## Provided entries
○ ○ ○ ○ ○

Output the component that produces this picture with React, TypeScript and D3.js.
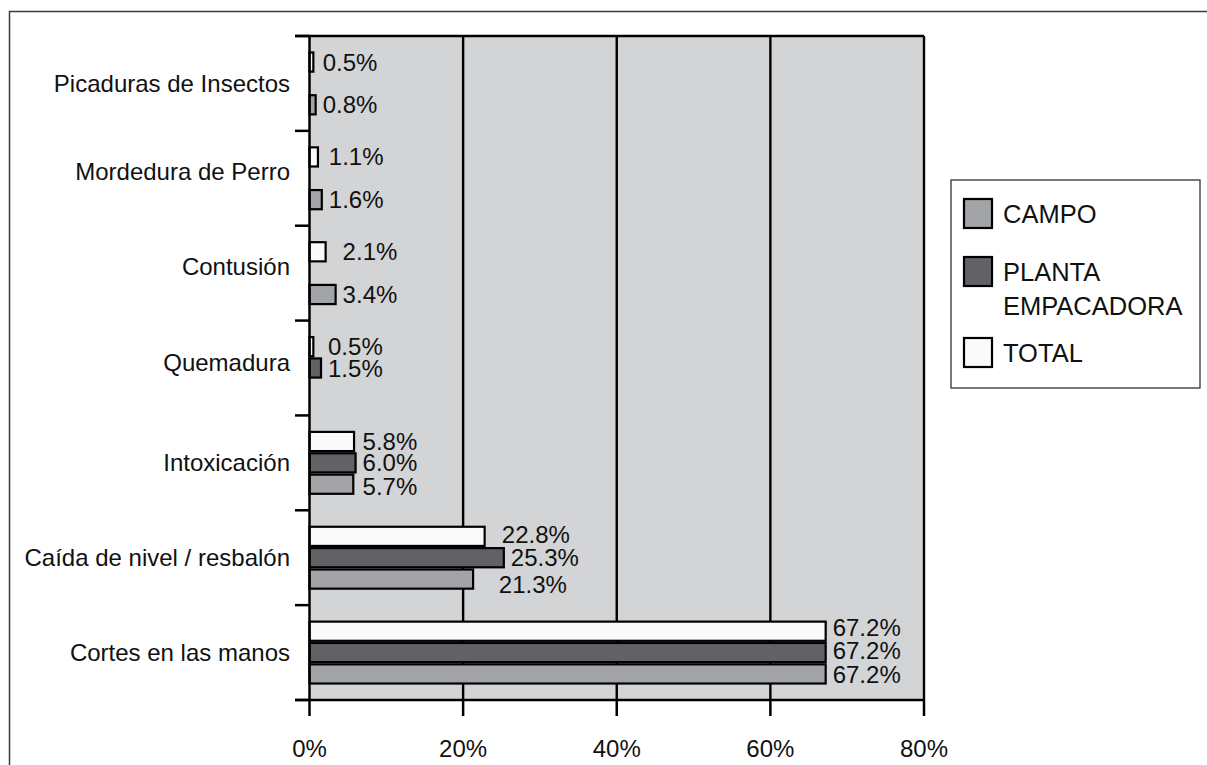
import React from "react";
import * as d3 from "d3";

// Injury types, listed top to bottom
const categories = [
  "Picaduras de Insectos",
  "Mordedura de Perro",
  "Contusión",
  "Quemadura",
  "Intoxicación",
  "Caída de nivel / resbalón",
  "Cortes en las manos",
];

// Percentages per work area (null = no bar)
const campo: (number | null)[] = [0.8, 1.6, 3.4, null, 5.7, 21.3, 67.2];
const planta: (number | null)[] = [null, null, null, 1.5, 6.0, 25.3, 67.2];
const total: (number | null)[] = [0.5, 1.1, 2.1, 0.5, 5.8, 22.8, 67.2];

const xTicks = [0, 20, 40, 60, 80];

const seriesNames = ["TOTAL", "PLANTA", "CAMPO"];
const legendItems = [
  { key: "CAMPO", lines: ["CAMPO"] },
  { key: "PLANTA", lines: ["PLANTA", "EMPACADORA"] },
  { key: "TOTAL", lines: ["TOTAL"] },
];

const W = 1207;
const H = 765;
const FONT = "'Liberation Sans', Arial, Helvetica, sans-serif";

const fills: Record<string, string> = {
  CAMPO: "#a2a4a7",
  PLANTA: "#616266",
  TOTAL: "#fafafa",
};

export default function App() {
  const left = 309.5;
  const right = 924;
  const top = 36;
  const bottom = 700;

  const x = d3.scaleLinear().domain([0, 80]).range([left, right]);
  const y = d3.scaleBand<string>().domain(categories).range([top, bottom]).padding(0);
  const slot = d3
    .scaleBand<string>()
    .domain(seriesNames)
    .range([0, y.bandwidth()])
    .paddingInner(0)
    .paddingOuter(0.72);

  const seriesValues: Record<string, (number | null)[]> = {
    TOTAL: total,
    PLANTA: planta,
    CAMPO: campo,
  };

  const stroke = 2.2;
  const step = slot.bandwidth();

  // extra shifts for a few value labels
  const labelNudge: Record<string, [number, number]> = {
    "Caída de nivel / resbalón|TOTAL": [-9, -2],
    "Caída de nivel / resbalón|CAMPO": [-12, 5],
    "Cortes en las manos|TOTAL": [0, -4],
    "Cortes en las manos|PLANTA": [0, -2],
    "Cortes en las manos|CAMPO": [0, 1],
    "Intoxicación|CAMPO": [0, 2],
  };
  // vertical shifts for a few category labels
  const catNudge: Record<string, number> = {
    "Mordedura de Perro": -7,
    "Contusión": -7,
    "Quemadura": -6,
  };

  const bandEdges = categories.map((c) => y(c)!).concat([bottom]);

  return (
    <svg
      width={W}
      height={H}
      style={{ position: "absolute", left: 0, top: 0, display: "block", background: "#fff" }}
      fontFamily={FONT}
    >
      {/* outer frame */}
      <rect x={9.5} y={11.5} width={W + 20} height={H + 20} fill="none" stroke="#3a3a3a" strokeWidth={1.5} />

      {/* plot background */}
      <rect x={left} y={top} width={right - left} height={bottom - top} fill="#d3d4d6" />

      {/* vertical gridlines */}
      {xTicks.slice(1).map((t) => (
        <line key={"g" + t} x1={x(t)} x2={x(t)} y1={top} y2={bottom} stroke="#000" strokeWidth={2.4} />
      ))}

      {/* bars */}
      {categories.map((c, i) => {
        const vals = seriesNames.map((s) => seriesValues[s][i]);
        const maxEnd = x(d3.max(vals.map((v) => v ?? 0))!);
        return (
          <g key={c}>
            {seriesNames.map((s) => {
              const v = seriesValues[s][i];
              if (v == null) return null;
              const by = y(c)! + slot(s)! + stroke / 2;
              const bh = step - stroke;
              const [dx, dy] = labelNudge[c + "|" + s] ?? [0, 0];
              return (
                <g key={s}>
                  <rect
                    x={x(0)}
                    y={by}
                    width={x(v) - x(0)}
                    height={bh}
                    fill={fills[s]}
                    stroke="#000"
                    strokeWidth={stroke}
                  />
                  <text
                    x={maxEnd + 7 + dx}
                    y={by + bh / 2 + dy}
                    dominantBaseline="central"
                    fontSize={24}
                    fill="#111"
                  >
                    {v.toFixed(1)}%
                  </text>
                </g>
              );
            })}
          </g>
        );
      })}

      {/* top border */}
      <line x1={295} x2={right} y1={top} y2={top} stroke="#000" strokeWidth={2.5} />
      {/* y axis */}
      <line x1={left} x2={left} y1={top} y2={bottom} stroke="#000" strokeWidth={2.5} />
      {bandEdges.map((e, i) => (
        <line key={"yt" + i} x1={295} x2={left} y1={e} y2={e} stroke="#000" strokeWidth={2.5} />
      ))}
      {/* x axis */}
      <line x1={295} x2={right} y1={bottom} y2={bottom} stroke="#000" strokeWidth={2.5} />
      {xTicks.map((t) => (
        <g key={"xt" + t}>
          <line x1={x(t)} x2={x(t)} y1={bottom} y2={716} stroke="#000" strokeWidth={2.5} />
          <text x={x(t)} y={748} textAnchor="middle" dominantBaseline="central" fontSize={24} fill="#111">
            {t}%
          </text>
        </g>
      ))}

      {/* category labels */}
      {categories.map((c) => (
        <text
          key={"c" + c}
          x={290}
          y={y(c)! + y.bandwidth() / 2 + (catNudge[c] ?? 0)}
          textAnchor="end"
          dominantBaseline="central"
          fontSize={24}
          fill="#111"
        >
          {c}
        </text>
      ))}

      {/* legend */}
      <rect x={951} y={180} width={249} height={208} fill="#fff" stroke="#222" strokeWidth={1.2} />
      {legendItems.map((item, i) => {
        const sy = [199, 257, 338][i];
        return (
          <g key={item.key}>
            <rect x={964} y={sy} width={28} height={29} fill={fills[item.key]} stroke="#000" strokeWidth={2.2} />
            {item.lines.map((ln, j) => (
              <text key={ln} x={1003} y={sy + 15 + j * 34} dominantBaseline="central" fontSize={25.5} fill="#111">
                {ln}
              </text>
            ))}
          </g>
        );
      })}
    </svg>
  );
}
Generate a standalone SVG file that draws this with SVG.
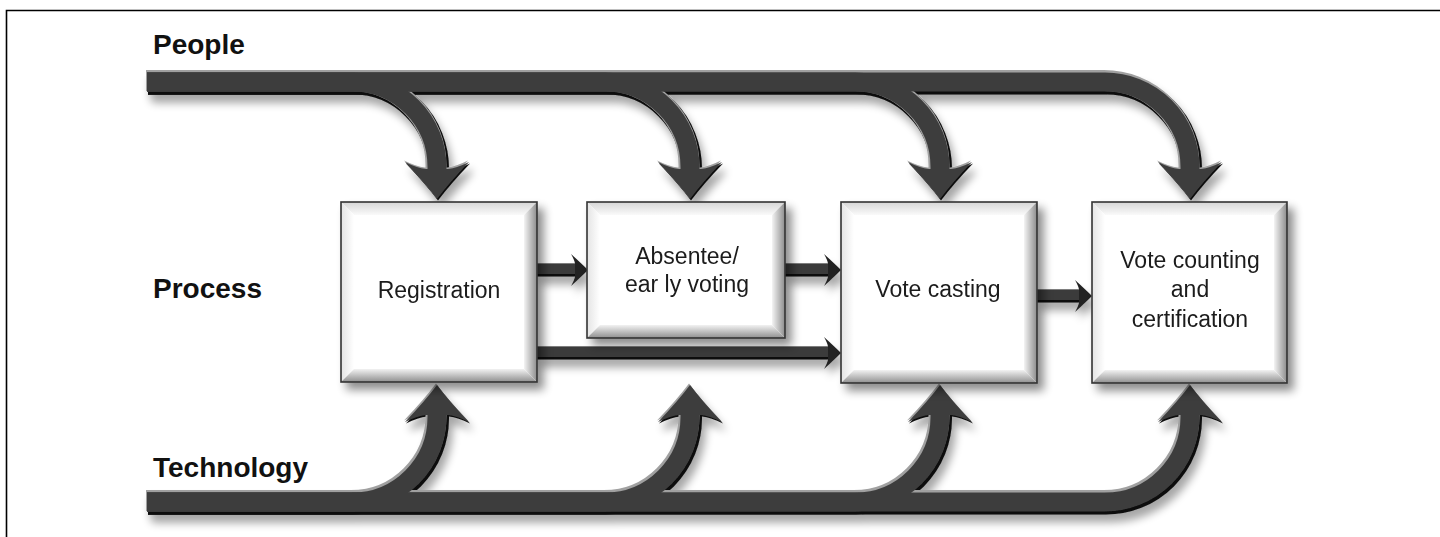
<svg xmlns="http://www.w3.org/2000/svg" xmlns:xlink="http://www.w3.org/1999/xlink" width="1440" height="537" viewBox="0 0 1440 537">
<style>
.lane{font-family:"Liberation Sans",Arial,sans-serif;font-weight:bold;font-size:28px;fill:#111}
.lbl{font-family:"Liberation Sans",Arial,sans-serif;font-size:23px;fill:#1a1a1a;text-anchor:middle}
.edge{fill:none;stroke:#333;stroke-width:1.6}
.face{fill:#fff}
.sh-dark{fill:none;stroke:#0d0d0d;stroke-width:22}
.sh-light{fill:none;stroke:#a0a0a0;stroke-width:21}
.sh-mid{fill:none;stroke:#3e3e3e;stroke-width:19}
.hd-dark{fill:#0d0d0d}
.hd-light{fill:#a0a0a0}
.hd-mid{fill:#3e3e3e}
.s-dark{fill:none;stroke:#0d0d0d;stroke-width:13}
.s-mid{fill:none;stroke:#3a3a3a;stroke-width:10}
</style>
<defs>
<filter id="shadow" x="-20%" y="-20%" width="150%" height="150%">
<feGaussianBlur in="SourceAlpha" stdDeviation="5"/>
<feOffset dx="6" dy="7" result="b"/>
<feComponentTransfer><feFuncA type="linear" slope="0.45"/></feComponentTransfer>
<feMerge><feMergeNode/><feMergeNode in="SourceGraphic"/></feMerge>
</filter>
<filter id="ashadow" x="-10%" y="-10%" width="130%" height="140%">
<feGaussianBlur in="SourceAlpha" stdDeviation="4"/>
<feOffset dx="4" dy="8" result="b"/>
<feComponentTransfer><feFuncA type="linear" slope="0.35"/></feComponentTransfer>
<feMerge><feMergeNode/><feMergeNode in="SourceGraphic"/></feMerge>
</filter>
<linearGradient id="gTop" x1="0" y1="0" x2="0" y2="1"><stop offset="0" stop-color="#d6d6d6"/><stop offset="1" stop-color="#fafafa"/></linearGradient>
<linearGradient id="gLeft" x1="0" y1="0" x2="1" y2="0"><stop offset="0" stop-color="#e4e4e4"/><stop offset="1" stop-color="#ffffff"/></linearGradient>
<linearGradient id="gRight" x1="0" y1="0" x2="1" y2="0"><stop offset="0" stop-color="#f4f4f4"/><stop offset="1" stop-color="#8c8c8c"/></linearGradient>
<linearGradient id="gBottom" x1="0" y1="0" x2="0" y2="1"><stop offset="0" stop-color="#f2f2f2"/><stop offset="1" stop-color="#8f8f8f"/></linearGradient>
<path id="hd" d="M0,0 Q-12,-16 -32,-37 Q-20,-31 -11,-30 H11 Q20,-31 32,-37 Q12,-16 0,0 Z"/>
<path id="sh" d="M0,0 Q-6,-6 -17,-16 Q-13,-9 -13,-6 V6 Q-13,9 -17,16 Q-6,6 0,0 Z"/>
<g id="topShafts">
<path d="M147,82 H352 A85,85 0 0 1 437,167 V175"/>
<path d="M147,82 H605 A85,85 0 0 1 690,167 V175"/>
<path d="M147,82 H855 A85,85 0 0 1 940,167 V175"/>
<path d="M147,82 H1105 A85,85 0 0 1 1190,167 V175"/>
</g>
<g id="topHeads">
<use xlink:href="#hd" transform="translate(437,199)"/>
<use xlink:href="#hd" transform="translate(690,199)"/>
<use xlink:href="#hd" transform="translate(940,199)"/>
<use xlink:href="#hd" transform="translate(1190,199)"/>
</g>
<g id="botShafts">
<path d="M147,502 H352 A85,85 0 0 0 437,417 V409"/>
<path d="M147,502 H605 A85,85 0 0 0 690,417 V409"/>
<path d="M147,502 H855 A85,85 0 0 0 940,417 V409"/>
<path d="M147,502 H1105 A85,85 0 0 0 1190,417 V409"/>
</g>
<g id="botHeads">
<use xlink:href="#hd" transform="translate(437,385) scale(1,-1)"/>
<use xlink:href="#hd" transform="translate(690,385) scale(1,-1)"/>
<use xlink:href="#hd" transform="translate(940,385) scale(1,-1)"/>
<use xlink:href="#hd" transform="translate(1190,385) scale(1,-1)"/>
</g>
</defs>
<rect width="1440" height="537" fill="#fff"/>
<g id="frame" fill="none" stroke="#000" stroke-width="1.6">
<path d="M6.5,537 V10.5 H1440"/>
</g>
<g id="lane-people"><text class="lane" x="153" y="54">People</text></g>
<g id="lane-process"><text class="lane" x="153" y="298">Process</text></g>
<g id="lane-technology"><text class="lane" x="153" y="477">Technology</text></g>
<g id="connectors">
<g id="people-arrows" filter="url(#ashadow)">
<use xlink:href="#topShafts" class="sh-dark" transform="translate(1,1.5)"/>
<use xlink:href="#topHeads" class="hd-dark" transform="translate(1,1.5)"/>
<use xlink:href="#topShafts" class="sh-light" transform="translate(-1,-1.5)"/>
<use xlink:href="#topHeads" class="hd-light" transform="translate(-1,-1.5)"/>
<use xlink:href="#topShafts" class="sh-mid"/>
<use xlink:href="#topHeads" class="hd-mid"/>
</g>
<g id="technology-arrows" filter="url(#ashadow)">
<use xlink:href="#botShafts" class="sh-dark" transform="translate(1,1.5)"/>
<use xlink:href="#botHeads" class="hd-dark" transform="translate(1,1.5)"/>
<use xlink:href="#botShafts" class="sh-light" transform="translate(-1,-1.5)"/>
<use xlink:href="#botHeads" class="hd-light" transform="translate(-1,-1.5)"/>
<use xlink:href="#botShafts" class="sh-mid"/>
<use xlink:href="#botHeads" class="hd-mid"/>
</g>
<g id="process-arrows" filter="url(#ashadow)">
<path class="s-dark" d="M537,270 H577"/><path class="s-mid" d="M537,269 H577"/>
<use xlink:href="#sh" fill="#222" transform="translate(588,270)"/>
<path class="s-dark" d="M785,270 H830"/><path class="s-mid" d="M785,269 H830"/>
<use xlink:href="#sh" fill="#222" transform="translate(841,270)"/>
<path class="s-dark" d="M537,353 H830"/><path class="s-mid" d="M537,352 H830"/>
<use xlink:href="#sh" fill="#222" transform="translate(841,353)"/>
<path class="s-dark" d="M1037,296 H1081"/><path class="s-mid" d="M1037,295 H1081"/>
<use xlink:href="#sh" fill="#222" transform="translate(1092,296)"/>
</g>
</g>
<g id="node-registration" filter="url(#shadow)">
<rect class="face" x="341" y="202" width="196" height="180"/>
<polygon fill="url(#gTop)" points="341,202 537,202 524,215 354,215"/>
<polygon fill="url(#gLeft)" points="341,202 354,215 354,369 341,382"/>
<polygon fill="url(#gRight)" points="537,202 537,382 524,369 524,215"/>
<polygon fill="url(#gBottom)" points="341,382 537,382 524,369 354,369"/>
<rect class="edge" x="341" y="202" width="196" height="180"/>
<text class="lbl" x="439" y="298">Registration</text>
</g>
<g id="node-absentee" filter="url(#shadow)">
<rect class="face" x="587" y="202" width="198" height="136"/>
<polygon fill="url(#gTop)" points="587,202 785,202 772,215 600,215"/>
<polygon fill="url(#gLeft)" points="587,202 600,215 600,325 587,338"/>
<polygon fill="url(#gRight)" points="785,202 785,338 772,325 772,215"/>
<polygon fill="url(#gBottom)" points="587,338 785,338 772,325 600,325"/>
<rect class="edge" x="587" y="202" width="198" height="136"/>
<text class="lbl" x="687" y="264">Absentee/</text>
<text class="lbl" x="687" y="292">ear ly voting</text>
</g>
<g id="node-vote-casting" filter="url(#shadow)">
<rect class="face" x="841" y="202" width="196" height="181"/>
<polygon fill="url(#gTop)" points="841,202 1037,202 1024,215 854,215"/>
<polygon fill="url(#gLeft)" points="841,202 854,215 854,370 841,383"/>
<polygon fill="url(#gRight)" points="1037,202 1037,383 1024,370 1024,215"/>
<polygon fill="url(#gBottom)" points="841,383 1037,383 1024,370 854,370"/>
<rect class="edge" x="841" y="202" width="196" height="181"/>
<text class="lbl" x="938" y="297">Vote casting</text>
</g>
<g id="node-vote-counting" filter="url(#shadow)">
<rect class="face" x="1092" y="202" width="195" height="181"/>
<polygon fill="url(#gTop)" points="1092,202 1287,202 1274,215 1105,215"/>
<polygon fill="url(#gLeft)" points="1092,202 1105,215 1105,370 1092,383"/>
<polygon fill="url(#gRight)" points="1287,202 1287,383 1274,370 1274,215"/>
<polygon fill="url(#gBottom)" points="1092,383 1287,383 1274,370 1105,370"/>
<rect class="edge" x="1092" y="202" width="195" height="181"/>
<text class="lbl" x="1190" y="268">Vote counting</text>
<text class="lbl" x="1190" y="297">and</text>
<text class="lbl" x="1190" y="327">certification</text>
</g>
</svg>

○ ○ ○ ○ ○

## What the exercise asks
Begin at the top of the records above and retype each line exactly until the line containing "import * as", which is included. Skip all pictures.

## Expected answer
Output the component that produces this picture with React, TypeScript and D3.js.
import React from "react";
import * as d3 from "d3";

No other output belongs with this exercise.